This was supposed to be infrastructure summer. The Senate voted to advance a bipartisan piece of legislation funding roads, bridges, and other traditional brick-and-mortar projects alongside a Democrats-only reconciliation bill chock-full of liberal policy priorities.
That’s $1.2 trillion the two parties largely agree on and another $3.5 trillion to be passed through a divided Congress with Democratic votes alone. But then, Afghanistan came and pushed everything else out of the headlines.
Ending the 20-year-old war in Afghanistan was a popular campaign promise for President Joe Biden. Polls have shown for years that majorities of Democrats, Republicans, and independents were ready for the last troops to leave. But Biden was caught flat-footed when the Taliban quickly took over the country amid a chaotic withdrawal.
The administration and the Pentagon downplayed Taliban advances until Kabul fell. The evacuation of U.S. personnel seemed poorly planned. The fate of many interpreters and others who helped the war effort over the past two decades is unclear. The scenes of Afghans hanging off airplanes trying to flee the country gripped the public conscience.
Public polling supports the idea that infrastructure is being ignored as the chaos in Afghanistan unfolds. A national survey by Morning Consult found that 36% of voters had read, seen, or heard “a lot” about the Taliban takeover compared to just 27% who said the same about the Democrats’ reconciliation bill. The bipartisan infrastructure package did a little better at 34%. New York Gov. Andrew Cuomo’s resignation received even more attention, according to the poll.
Biden’s job approval rating hit its lowest point in his presidency so far in a Reuters/Ipsos poll. As the Afghanistan situation spiraled out of control, his approval went from a healthy 53% to 46%. One top Democratic data scientist predicted that if Biden was below 50% at the end of the year, “we’re probably f***ed” in the approaching midterm elections. Democrats are defending thin majorities in both houses of Congress.

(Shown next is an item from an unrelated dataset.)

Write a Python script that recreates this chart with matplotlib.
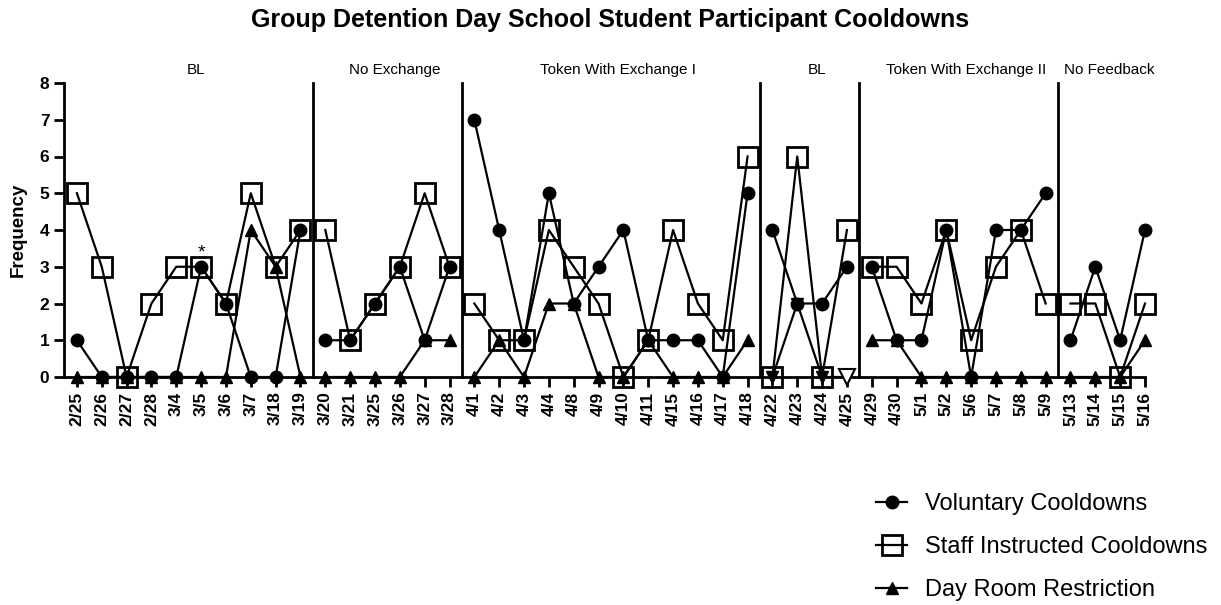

It wasn’t supposed to be this way. Withdrawing from Afghanistan was intended in part to free up the resources and political capital to rebuild at home. The White House has tried valiantly to change the subject. Biden delivered a speech about COVID-19 booster shots from the White House and took no questions afterward. On Thursday morning, his press team blasted out a fact sheet on how the “Build Back Better” agenda would help small businesses.

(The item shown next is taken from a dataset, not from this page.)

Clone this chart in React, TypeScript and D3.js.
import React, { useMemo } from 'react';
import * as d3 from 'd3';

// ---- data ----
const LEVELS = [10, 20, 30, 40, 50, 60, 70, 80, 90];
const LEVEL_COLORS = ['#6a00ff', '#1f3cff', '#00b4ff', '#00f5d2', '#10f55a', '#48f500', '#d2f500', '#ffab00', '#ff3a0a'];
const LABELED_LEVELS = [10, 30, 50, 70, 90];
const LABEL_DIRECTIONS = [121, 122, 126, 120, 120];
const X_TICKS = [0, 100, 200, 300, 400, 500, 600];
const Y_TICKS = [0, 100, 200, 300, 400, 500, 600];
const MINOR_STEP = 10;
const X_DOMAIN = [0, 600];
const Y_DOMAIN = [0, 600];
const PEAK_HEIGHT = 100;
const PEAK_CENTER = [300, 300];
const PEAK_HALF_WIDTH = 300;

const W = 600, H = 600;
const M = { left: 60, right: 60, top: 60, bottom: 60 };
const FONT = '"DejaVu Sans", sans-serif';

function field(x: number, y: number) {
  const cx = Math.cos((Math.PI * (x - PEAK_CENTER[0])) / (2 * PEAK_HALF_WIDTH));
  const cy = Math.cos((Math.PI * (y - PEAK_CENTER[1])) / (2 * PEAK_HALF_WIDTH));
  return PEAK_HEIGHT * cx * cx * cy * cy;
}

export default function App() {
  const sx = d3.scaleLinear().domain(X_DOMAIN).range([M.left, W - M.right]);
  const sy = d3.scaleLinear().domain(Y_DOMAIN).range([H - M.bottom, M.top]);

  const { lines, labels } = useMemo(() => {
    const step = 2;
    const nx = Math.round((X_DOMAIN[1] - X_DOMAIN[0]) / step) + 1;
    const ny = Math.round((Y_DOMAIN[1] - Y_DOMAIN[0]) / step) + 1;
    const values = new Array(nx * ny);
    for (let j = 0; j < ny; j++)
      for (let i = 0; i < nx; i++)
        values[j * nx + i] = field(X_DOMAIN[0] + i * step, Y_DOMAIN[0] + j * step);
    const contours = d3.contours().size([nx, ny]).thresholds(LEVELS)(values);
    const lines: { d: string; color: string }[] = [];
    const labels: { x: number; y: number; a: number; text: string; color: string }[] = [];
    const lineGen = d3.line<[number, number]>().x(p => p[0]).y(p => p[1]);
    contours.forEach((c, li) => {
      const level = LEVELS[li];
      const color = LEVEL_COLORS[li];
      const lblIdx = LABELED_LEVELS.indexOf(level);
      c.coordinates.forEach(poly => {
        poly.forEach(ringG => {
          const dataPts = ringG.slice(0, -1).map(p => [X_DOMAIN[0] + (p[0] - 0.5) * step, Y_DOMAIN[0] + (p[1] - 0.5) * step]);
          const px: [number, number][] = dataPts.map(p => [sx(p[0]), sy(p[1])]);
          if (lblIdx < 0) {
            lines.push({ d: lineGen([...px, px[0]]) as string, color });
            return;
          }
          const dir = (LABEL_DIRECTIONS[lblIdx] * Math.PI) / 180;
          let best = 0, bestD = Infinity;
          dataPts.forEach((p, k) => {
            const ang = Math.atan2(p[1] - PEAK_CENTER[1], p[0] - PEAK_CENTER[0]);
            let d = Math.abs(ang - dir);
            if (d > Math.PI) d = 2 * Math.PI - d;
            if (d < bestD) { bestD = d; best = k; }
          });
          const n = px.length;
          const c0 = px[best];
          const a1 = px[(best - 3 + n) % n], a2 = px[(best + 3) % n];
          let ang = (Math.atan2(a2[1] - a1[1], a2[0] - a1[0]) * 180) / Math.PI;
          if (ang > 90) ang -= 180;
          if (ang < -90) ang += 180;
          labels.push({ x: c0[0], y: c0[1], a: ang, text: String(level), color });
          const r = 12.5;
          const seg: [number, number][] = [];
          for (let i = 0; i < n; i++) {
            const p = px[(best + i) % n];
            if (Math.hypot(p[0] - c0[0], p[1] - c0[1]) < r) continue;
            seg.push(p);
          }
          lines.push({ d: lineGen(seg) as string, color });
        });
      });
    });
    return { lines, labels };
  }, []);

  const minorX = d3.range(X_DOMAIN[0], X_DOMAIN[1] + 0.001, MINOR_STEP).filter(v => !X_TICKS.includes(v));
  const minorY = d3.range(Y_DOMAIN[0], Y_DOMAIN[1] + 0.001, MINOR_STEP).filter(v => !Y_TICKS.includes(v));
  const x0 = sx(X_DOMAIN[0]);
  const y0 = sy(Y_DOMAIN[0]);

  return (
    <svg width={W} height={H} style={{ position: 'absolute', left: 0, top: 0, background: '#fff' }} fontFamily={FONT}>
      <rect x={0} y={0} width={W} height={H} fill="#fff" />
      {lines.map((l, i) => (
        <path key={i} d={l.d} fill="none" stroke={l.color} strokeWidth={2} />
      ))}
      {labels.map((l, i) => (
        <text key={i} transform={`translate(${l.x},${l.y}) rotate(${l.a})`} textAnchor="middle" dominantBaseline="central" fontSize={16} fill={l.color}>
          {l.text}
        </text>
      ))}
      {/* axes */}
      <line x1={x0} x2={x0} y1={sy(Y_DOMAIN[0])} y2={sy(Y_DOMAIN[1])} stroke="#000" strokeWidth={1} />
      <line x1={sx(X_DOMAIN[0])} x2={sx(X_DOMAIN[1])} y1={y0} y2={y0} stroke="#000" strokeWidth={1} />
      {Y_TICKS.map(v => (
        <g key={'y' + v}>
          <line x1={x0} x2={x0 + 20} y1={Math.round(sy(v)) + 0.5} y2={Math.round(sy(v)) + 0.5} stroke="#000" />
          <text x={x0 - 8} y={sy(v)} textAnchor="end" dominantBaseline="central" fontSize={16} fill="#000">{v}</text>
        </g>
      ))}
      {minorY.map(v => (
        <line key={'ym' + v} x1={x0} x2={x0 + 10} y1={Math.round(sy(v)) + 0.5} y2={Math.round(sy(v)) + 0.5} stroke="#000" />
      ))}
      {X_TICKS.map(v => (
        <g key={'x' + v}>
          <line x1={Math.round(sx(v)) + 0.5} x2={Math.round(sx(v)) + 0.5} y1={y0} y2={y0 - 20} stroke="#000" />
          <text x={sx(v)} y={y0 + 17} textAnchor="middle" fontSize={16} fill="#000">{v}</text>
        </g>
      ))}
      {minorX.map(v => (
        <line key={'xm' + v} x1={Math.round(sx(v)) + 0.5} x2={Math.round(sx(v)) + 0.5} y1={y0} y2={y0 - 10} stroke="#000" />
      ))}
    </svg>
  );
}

“’Mess’ is a perfect description of this situation,” said Jim Dornan, a veteran Republican operative in Washington, D.C., who pointed out that former President Donald Trump, a possible contender for the White House again in 2024 in a rematch with Biden, wanted to do the same thing despite his efforts to distinguish his withdrawal plans from the exit now underway.
“We don’t have a complete picture of where every article of defense material has gone,” national security adviser Jake Sullivan admitted at a White House daily press briefing. “But certainly, a fair amount of it has fallen into the hands of the Taliban, and obviously, we don’t have a sense that they are going to readily hand it over to us at the airport.”

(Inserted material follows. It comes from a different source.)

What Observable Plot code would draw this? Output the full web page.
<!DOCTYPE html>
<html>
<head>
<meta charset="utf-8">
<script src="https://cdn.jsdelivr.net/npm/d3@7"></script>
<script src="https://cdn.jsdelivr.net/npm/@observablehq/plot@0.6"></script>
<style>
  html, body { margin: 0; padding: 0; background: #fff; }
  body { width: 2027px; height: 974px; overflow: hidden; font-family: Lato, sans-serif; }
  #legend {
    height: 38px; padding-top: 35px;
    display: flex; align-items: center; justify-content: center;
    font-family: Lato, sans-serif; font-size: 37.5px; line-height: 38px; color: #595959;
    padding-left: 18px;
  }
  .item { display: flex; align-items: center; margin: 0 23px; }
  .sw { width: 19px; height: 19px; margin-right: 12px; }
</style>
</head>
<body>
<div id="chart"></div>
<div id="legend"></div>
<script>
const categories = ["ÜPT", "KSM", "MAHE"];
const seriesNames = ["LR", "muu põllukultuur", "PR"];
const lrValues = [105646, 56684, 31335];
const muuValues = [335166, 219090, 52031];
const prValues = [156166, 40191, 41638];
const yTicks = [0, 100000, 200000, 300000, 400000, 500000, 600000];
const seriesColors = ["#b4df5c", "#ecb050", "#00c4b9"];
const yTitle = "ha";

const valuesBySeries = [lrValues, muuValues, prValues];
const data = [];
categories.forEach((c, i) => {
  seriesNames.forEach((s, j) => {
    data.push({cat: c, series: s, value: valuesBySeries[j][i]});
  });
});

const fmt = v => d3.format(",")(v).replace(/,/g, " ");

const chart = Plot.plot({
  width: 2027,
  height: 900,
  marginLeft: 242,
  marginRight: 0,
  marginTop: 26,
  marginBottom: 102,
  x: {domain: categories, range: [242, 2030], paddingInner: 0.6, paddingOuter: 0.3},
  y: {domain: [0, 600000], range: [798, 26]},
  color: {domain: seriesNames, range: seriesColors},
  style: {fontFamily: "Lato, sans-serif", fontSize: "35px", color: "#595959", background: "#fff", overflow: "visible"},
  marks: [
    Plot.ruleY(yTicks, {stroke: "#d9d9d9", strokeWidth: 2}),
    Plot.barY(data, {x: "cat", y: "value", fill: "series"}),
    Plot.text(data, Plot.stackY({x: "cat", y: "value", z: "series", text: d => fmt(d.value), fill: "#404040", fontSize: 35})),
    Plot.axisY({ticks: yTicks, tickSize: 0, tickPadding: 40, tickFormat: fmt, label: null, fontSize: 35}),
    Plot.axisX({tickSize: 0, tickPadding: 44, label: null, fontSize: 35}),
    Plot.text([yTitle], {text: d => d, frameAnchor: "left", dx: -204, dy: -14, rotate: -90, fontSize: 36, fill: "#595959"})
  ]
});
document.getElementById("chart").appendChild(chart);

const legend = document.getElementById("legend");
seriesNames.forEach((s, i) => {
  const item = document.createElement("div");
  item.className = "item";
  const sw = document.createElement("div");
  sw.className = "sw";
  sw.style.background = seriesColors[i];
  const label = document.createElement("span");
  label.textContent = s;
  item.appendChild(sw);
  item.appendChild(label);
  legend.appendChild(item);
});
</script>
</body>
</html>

Biden will need to have troops find and destroy this equipment, said Jason Killmeyer, a counterterrorism and foreign policy expert, get Americans and allies out, and find a new way to project force into Afghanistan credibly if new threats emerge.
“I don’t think the capabilities of the Afghan government would have appreciably changed if we stayed longer,” Killmeyer said. “But we could have done more to fund our proxies and prevent a Taliban takeover and still completed what most Americans would have considered a withdrawal.”
Killmeyer added that we will now have to rely on the same president and military advisers who botched the withdrawal to oversee the new strategy of protecting against Afghan-originated terror threats from afar. “We have tried to manage this from the air before,” he said, pointing to the use of this approach throughout the 1990s.
Biden has nevertheless expressed confidence in his government’s ability to manage terror plots in this manner. “We’ve developed counterterrorism over-the-horizon capability that will allow us to keep our eyes firmly fixed on any direct threats to the United States in the region and to act quickly and decisively if needed,” he vowed in a speech in the East Room of the White House after cutting short his vacation to address the instability.
The president isn’t backing down in the face of a public backlash. “I know my decision will be criticized, but I would rather take all that criticism than pass this decision on to another president of the United States — yet another one — a fifth one,” Biden said. He later told ABC News’s George Stephanopoulos that “chaos” following withdrawal was inevitable.